Sudah mulai berkurang. Apa parameternya, saat ini informasi yang tidak dapat dibuka sekarang sudah dibuka tanpa harus diminta. Kalau dulu orang datang minta informasi, badan publiknya sudah alergi duluan. Dan itu terjadi pada fase-fase sebelumnya. Tapi sekarang semua badan publik sudah punya dan membuka itu, malah dengan Monev yang kita lakukan kita bisa melihat, oh ternyata badan publik sudah punya inovasi-inovasi digital, seperti aplikasi digital, membuat website, dan sebagainya. Artinya dalam hal membuka informasi, sudah semakin canggih jika dibandingkan dulu.
Artinya, menurut Anda kesadaran Badan Publik dalam menjalankan Kepatuhan Badan Publik sesuai dengan UU 14 Tahun 2008 sekarang ini juga semakin meningkat?

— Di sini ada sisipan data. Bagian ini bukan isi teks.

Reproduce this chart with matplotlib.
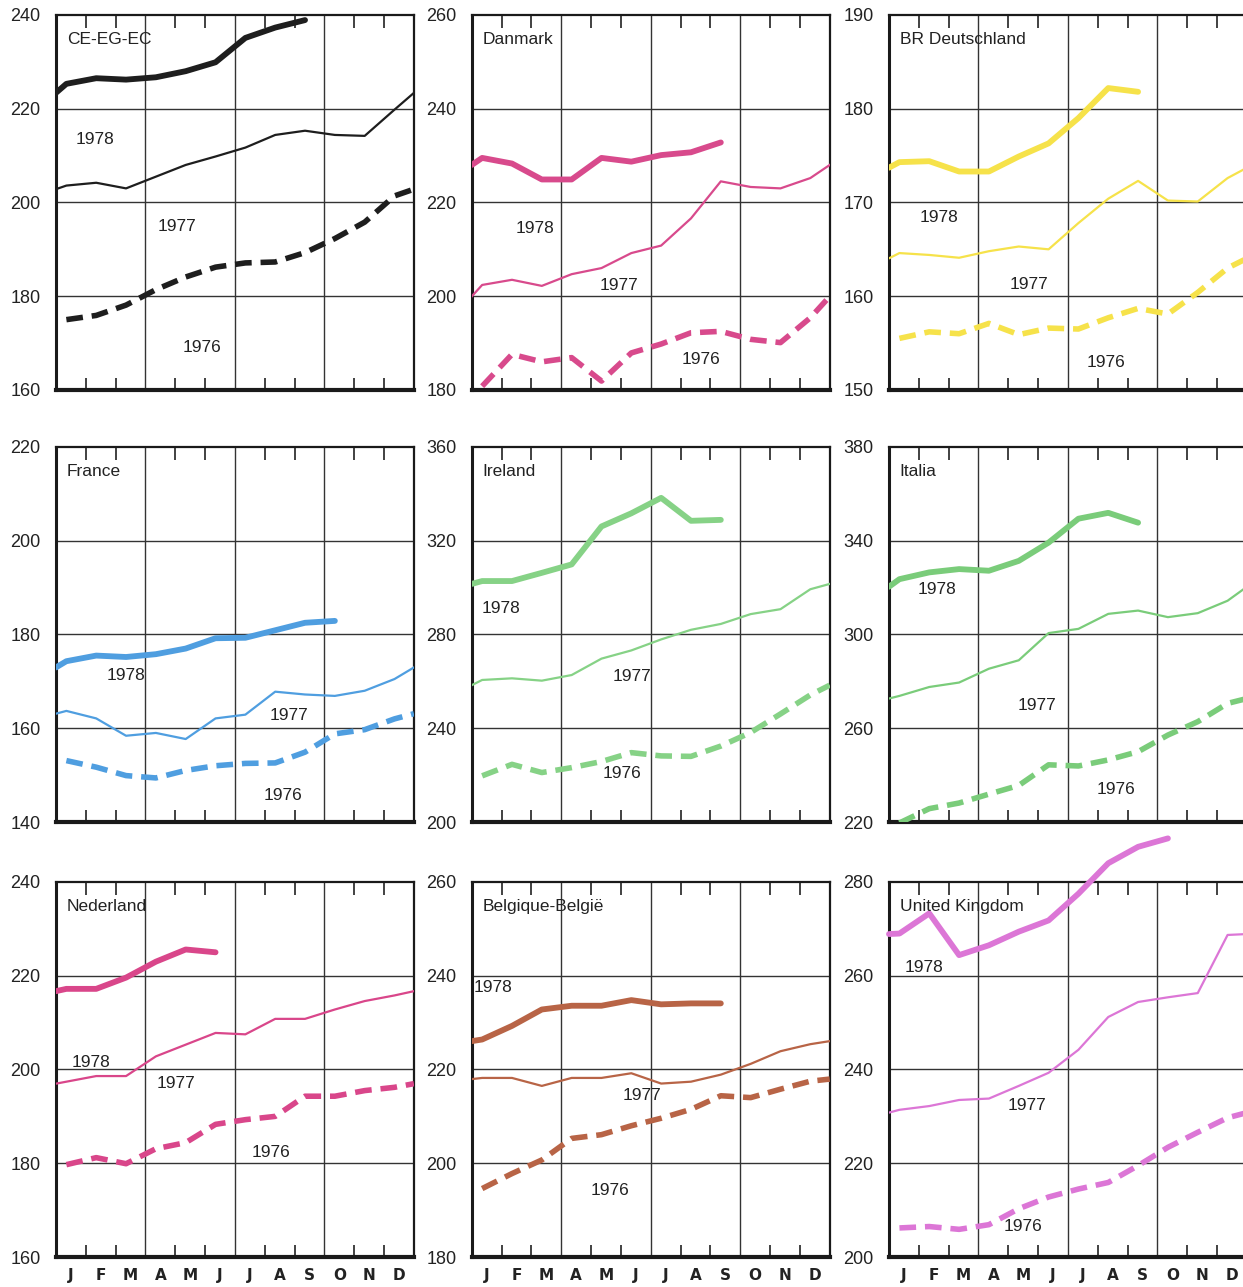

Iya, betul. Seperti yang tadi saya jelaskan di awal, bahwa filosofi dasar lahirnya undang-undang ini kan agar terciptanya good governance. Jadi harus ada good will dari pimpinan badan publik untuk melaksanakan good governance. Pada saat pimpinannya tidak good will, tidak memiliki itikad untuk itu, maka disini lah permasalahannya. Kan good governance itu ada di badan publik, bukan di pribadi atau perorangan masyarakat. karena di badan publik ada kekuatan uang, di mana ada kekuatan kebijakan di situ yang mempengaruhi masyarakat. Proses keluarnya kebijakan itu harus transparan, nah jadi itulah yang harus kita pastikan. Jadi tugas Komisi Informasi itu bukan hanya mengurusi masalah sengketa-sengketaan saja. Sengketa adalah akibat dari tertutupnya badan publik terhadap permintaan informasi publik, karena kita bicara informasi publik, bukan informasi pribadi. Harus dibedakan informasi publik dan informasi pribadi itu. Informasi publik adalah suatu keniscayaan. Karena kita menganut sistem demokrasi, demokrasi itu adalah keterbukaan informasi. Di dalam dunia sekarang, siapa yang menguasai informasi, dia yang menguasai dunia.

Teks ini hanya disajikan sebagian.